How to Get a Loan as a Student: A Comprehensive Guide
Introduction
Being a student often comes with financial challenges. Whether you’re paying for tuition, textbooks, or living expenses, it’s not uncommon to find yourself in need of extra funds. While scholarships and grants are ideal, they may not always cover all your needs. This is where student loans come in handy. But can you get a loan as a student? The answer is yes, and this guide will walk you through the process, options available, and tips for managing your student loan effectively.
Types of Student Loans
Federal Student Loans
Federal student loans are funded by the government and offer lower interest rates compared to private loans. They also come with flexible repayment options and may offer forgiveness programs. The main types of federal student loans include:- Direct Subsidized Loans: These are for undergraduate students with demonstrated financial need. The government pays the interest while you’re in school.
- Direct Unsubsidized Loans: Available to both undergraduate and graduate students, these loans do not require financial need, but interest accrues while you’re in school.
- Direct PLUS Loans: These are available to graduate students and parents of dependent undergraduates. They have higher interest rates and require a credit check.
- Direct Consolidation Loans: Allows you to combine multiple federal loans into one with a single monthly payment.
Private Student Loans
Private student loans are offered by banks, credit unions, and other private lenders. Unlike federal loans, private loans typically have higher interest rates, and the terms can vary greatly depending on the lender and your creditworthiness. Some private loans may require a co-signer, especially if you don’t have a strong credit history.- Fixed-Rate Loans: These loans have an interest rate that remains constant over the life of the loan.
- Variable-Rate Loans: The interest rate can fluctuate based on market conditions, which means your payments can increase or decrease over time.
Eligibility Criteria
For Federal Loans:
- Enrollment in an Eligible Program: You must be enrolled at least half-time in a program that leads to a degree or certificate.
- U.S. Citizenship or Eligible Non-Citizen: You must be a U.S. citizen, national, or eligible non-citizen with a valid Social Security number.
- Satisfactory Academic Progress: You must maintain satisfactory academic progress in your course of study.
- Financial Need: For subsidized loans, you must demonstrate financial need, which is determined by the Free Application for Federal Student Aid (FAFSA).
For Private Loans:
- Creditworthiness: Your credit score plays a significant role in determining your eligibility and interest rate.
- Income Requirements: Some lenders may require proof of income or a co-signer if your income is insufficient.
- Enrollment Status: You must be enrolled in a degree program, although some lenders may offer loans for part-time students.
How to Apply for a Student Loan
Federal Student Loans:
- Complete the FAFSA: Start by filling out the FAFSA form, which will determine your eligibility for federal aid, including loans.

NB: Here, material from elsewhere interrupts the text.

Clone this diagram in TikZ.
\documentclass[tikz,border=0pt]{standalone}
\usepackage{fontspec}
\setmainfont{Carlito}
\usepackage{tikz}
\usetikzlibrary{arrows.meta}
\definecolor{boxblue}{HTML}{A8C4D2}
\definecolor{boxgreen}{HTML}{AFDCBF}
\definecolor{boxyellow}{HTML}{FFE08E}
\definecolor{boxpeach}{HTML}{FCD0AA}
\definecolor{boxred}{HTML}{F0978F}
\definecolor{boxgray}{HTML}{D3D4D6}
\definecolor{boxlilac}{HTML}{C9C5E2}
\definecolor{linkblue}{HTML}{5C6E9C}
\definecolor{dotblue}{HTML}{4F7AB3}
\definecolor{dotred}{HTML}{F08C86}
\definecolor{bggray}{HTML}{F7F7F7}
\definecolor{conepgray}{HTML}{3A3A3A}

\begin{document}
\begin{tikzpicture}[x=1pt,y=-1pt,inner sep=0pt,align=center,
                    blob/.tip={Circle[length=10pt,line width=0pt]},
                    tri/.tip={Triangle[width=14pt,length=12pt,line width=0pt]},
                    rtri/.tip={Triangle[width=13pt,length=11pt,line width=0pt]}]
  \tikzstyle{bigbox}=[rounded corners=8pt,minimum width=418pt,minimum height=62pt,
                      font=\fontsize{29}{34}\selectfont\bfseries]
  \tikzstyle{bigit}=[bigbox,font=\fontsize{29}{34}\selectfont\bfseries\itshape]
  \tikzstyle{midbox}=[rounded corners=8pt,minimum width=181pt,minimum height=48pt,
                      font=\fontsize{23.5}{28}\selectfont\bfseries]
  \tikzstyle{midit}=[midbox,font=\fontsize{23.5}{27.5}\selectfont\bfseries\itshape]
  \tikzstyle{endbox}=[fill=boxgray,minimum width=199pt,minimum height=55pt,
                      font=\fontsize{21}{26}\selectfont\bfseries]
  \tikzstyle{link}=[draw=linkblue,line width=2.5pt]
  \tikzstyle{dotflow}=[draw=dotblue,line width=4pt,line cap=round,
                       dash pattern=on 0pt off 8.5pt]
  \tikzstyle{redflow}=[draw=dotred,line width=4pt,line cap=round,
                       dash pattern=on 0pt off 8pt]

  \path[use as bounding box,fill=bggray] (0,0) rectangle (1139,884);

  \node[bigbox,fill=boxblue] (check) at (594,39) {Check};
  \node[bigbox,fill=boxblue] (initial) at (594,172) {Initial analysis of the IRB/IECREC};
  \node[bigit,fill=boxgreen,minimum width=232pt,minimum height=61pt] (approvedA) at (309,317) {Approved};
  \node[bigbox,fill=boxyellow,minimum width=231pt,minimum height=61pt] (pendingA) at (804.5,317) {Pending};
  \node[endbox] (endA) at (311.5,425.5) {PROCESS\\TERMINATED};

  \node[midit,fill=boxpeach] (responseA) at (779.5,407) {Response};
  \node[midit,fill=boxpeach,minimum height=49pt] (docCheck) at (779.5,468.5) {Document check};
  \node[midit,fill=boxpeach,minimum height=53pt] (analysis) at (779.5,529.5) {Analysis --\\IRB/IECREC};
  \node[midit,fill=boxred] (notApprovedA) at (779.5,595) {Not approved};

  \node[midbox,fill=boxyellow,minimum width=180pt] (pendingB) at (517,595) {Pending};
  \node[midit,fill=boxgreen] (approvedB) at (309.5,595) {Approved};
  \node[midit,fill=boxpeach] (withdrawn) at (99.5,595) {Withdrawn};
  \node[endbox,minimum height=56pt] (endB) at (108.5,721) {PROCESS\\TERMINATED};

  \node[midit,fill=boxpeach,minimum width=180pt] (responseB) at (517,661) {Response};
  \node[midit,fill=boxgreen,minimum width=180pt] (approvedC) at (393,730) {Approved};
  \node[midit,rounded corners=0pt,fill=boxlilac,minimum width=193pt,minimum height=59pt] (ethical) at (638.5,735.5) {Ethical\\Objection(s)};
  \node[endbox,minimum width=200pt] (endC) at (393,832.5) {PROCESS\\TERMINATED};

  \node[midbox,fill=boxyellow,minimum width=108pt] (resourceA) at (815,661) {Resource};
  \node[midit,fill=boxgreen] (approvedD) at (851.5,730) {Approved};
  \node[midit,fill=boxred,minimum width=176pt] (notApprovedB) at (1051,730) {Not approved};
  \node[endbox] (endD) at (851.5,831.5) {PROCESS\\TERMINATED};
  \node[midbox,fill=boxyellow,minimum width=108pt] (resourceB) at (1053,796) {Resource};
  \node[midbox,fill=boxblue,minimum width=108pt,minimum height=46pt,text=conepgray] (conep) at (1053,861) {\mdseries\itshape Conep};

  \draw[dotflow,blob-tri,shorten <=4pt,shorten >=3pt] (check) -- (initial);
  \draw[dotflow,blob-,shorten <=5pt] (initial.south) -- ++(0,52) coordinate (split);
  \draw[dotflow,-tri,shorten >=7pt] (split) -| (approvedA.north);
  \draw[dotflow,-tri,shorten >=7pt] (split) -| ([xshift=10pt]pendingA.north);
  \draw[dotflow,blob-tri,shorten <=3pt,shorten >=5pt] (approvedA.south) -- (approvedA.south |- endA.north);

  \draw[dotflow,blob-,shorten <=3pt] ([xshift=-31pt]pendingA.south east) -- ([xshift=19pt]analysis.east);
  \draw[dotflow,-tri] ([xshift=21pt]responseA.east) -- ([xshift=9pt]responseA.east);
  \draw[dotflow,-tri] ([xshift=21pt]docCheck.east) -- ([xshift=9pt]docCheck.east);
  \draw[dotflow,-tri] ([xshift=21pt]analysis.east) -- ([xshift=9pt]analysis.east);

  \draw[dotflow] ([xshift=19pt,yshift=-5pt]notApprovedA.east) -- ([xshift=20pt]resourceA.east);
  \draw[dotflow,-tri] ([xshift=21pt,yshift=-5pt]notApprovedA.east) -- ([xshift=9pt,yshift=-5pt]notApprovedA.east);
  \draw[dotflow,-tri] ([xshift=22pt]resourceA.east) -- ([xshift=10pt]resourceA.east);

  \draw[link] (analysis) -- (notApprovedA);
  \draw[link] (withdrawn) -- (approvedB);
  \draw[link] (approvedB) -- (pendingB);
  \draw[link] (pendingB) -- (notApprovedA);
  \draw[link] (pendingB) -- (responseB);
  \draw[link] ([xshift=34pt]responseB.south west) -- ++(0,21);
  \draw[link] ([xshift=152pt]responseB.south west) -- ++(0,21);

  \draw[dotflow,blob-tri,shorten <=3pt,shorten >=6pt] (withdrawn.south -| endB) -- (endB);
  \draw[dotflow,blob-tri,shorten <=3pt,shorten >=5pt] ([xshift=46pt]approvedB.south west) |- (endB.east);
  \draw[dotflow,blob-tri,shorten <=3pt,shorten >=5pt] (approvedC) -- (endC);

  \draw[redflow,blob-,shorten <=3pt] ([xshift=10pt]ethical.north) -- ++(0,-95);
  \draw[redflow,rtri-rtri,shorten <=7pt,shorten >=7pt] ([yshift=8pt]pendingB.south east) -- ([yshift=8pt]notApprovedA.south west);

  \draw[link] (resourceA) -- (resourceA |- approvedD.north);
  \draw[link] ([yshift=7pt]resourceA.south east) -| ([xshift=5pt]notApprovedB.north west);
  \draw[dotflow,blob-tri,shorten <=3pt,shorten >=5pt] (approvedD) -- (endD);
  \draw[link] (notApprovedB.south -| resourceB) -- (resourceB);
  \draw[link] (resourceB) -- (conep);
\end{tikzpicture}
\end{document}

- Review Your Financial Aid Offer: Once your FAFSA is processed, you’ll receive a financial aid offer from your school, detailing the types and amounts of aid you’re eligible for.
- Accept the Loan: You can choose to accept all or part of the loan amount offered.
- Sign the Master Promissory Note (MPN): This is a legal document where you agree to the terms of the loan and promise to repay it.
Private Student Loans:
- Research Lenders: Compare different lenders to find one that offers favorable terms and conditions.
- Check Your Credit Score: Your credit score will affect your loan approval and interest rate. Consider improving your score before applying if necessary.
- Apply Directly with the Lender: Fill out the loan application on the lender’s website. You may need to provide proof of income, enrollment status, and other financial information.
- Sign the Loan Agreement: If approved, you’ll need to sign a loan agreement outlining the terms of the loan.
Managing Your Student Loan
- Budgeting: Create a budget to manage your loan funds wisely. Ensure that you’re using the loan for necessary expenses like tuition, textbooks, and living costs.
- Understand the Repayment Terms: Familiarize yourself with the repayment terms of your loan, including the grace period, interest rates, and payment schedule.
- Explore Repayment Options: Federal loans offer various repayment plans, including income-driven plans that adjust your payments based on your income.
- Consider Loan Forgiveness Programs: Some federal loans may qualify for forgiveness programs, such as Public Service Loan Forgiveness (PSLF), which forgives the remaining balance after 10 years of qualifying payments.
- Avoid Defaulting: Missing payments can lead to loan default, which has serious consequences, including damage to your credit score and wage garnishment. If you’re struggling to make payments, contact your lender to discuss options like deferment or forbearance.
Conclusion
As a student, obtaining a loan is a viable option to cover your educational expenses. However, it’s essential to understand the types of loans available, the application process, and how to manage your loan effectively. By making informed decisions, you can minimize the financial burden and focus on your studies. Remember, while loans can provide the necessary funds to achieve your educational goals, they also come with long-term financial responsibilities. Always borrow wisely and explore all your options before committing to a loan.